The new 3 per cent interest rate will be introduced alongside the Credit Union Expansion Project, which is run by the Department for Work and Pensions (DWP) and will enable credit unions to reduce their running costs and be financially sustainable. DWP aims for the sector to serve 1 million more people by 2019. Currently, approximately 1 million people use credit unions, with over £600m currently out on loan to members (ABCUL, 2012).
Even with this increase, credit unions will still be substantially cheaper than any comparable form of credit.
For example, a typical “home collected credit loan” could see the borrower charged over 4 times the rate of APR compared to a credit union loan at the new, higher cap. Home credit lenders make an estimated 6 million loans per year with a total value of £1.3 billion, to an estimated 2.3 million customers (OFT, 2010).
A credit union charging 3 per cent per calendar month on a £400 loan over one year, would result in a total repayment of £477.36. In comparison, a typical home collected credit loan charges between 230% APR and 272% APR, on a £400 loan over one year. On a £400 loan over 52 weeks, the total amount repayable ranges from £693.33 to £728.
Economic Secretary to the Treasury, Sajid Javid, said:
Credit unions provide an invaluable service to people on lower incomes, offering sound financial advice and responsible lending.

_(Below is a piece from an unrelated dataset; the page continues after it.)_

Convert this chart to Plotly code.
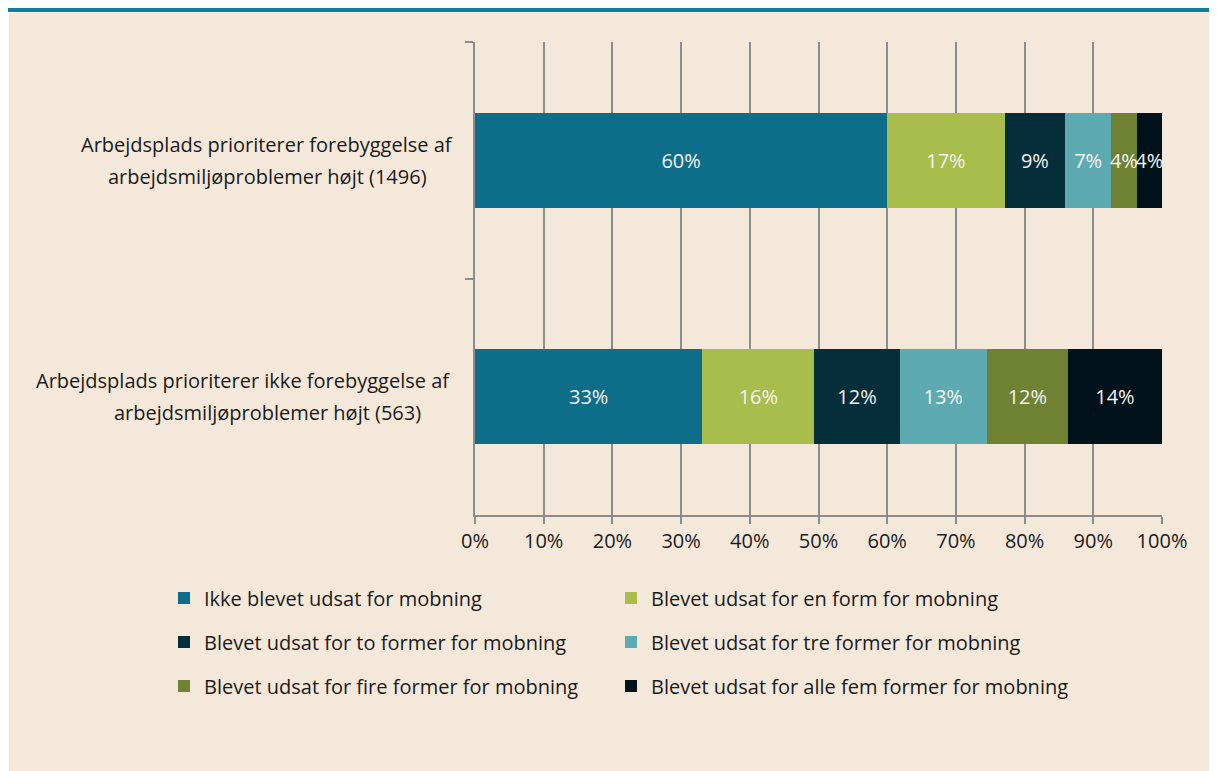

Allowing the maximum rate of interest to increase will help credit unions become more stable and allow them to offer reliable, affordable credit to consumers who may have to resort to more expensive means.
Under the current cap credit unions often make a loss on the small, short term loans. Credit unions intend on using the extra income to; lend to members with a higher risk profile, which they currently turn away; reduce their losses; reduce cross subsidisation with larger loans; and offer a wider variety of products.
This is part of the government’s efforts to ensure that the credit union sector is in a position to grow and serve a greater number of members without undermining its stability.
The announcement comes after a 3 month consultation on the proposals. Responses to the consultation have been positive and the government’s plans for legislative change have received widespread industry support.